As the piece wound down, Munyaneza and Andrews changed into new dresses, attempting to shed the past. But a sense of anger could still be felt in their movements and actions. Munyaneza told of a woman who explained that after the genocide she had nothing but a house she built herself. She described herself as miserable, said that she will never be clean but knows that she must live in spite of this. And then, prompted by Munyaneza on the tape, she sang her favorite song. Her voice was collected and confident. (Unwanted is currently running at New York City’s Baryshnikov Arts Center.)
Luke George and Daniel Kok, Bunny
I almost didn’t go to Bunny. I had just come out of Unwanted and was nearing TBA fatigue. But the show was just a few floors up from me, so I told myself I could sleep later and headed upstairs to the Brunish Theatre. As the audience filed in, Luke George was in the process of suspending Daniel Kok from the ceiling with ropes. Gently he tipped him over, suspending him in air, and gave him a gentle spin.

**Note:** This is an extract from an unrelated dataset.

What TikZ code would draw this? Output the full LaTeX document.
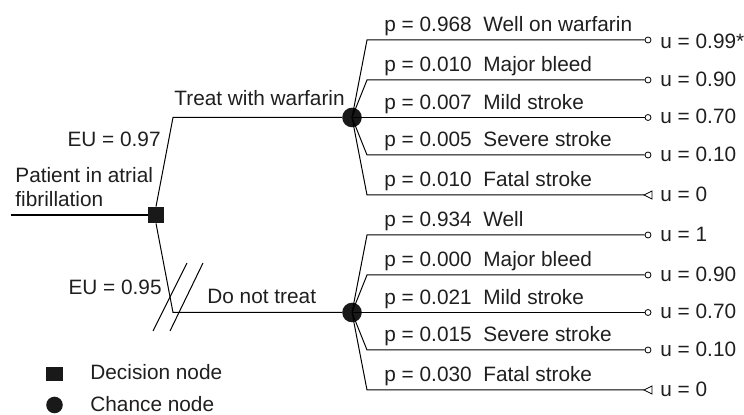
\documentclass[tikz,border=0pt]{standalone}
\usepackage{fontspec}
\setmainfont{Liberation Sans}
\begin{document}
\begin{tikzpicture}[x=0.5pt,y=-0.5pt,
  line/.style={line width=0.5pt, draw=black},
  txt/.style={font=\fontsize{10.4}{11.5}\selectfont, text=black!88, inner sep=0pt},
  decision/.style={rectangle, fill=black!90, minimum size=8pt, inner sep=0pt},
  chance/.style={circle, fill=black!90, minimum size=9.8pt, inner sep=0pt},
  term/.style={circle, draw=black, line width=0.4pt, fill=white, minimum size=3pt, inner sep=0pt}]
\useasboundingbox (0,0) rectangle (744,415);

% decision node and main branches
\coordinate (start) at (11,215);
\node[decision] (D) at (156,215) {};
\coordinate (ub) at (173,117.5);
\coordinate (lb) at (173,312.5);
\node[chance] (C1) at (352,117.5) {};
\node[chance] (C2) at (352,312.5) {};
\draw[line, line width=0.65pt] (start) -- (D.west);
\draw[line] (D.north) -- (ub) -- (C1);
\draw[line] (D.south) -- (lb) -- (C2);

% slashes on the rejected branch
\coordinate (s1a) at (187,263); \coordinate (s1b) at (153,331);
\coordinate (s2a) at (203,263); \coordinate (s2b) at (170,331);
\draw[line] (s1a) -- (s1b);
\draw[line] (s2a) -- (s2b);

% left labels
\node[txt, anchor=base east] (eu1) at (161,147) {EU = 0.97};
\node[txt, anchor=base west] (pat1) at (15,183) {Patient in atrial};
\node[txt, anchor=base west] (pat2) at (15,207) {fibrillation};
\node[txt, anchor=base east] (eu2) at (162,295) {EU = 0.95};
\node[txt, anchor=base west] (tw) at (174,106) {Treat with warfarin};
\node[txt, anchor=base west] (dnt) at (207,304) {Do not treat};

% upper chance outcomes
\foreach \y/\p/\n/\u/\o [count=\i] in {40/0.968/Well on warfarin/0.99*/9, 80/0.010/Major bleed/0.90/6.5, 117.5/0.007/Mild stroke/0.70/6.5, 155/0.005/Severe stroke/0.10/6.5} {
  \coordinate (a\i) at (367,\y);
  \node[term] (ta\i) at (648,\y) {};
  \draw[line] (C1.center) -- (a\i) -- (ta\i);
  \node[txt, anchor=base west] (pa\i) at (384,{\y-8}) {p = \p};
  \node[txt, anchor=base west] (na\i) at (483,{\y-8}) {\n};
  \node[txt, anchor=base west] (ua\i) at (660,{\y+\o}) {u = \u};
}
\coordinate (a5) at (367,195);
\coordinate (fa) at (644,195);
\draw[line] (C1.center) -- (a5) -- (fa);
\draw[line, line width=0.4pt, fill=white] (fa) -- ++(8,-4) -- ++(0,8) -- cycle;
\node[txt, anchor=base west] (pa5) at (384,187) {p = 0.010};
\node[txt, anchor=base west] (na5) at (483,187) {Fatal stroke};
\node[txt, anchor=base west] (ua5) at (660,201.5) {u = 0};

% lower chance outcomes
\foreach \y/\p/\n/\u [count=\i] in {235/0.934/Well/1, 275/0.000/Major bleed/0.90, 312.5/0.021/Mild stroke/0.70, 350/0.015/Severe stroke/0.10} {
  \coordinate (b\i) at (367,\y);
  \node[term] (tb\i) at (648,\y) {};
  \draw[line] (C2.center) -- (b\i) -- (tb\i);
  \node[txt, anchor=base west] (pb\i) at (384,{\y-8}) {p = \p};
  \node[txt, anchor=base west] (nb\i) at (483,{\y-8}) {\n};
  \node[txt, anchor=base west] (ub\i) at (660,{\y+6.5}) {u = \u};
}
\coordinate (b5) at (367,390);
\coordinate (fb) at (644,390);
\draw[line] (C2.center) -- (b5) -- (fb);
\draw[line, line width=0.4pt, fill=white] (fb) -- ++(8,-4) -- ++(0,8) -- cycle;
\node[txt, anchor=base west] (pb5) at (384,382) {p = 0.030};
\node[txt, anchor=base west] (nb5) at (483,382) {Fatal stroke};
\node[txt, anchor=base west] (ub5) at (660,396.5) {u = 0};

% legend
\node[rectangle, fill=black!90, minimum width=8.3pt, minimum height=7pt, inner sep=0pt] (ld) at (54.5,374.5) {};
\node[txt, anchor=base west] (ldt) at (90,380) {Decision node};
\node[chance, minimum size=8.3pt] (lc) at (54.5,405) {};
\node[txt, anchor=base west] (lct) at (90,412) {Chance node};
\end{tikzpicture}
\end{document}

George proceeded to bind his legs in rope, then asked an audience member to bind his hands.
“Can we keep him spinning?” George asked the audience, unable to perform the action himself. He didn’t continue until several different audience members had given Kok a nudge to keep him turning in air. Kok didn’t speak throughout the performance, serving as a silent and enigmatic partner.
Though both George and Kok were in their underwear, rope knotted taut across their exposed bodies, it didn’t feel like they were trying to create a sexual encounter with the audience but rather an exploratory space for us. More than any show I saw at TBA, the fourth wall here was completely gone. George’s soft-spoken demeanor, gentle humor, and insistence on audience consent made the atmosphere feel very inviting. Intimate. They had made themselves vulnerable, so we allowed ourselves to be vulnerable too.
At Bunny, several audience members volunteered to be tied up in their seats and even onstage. The rest of us leaned in closely to watch, laughing occasionally—not in ridicule, but in celebration. It was the laughter of discovering something new with a stranger, the moment binding you together. All of us.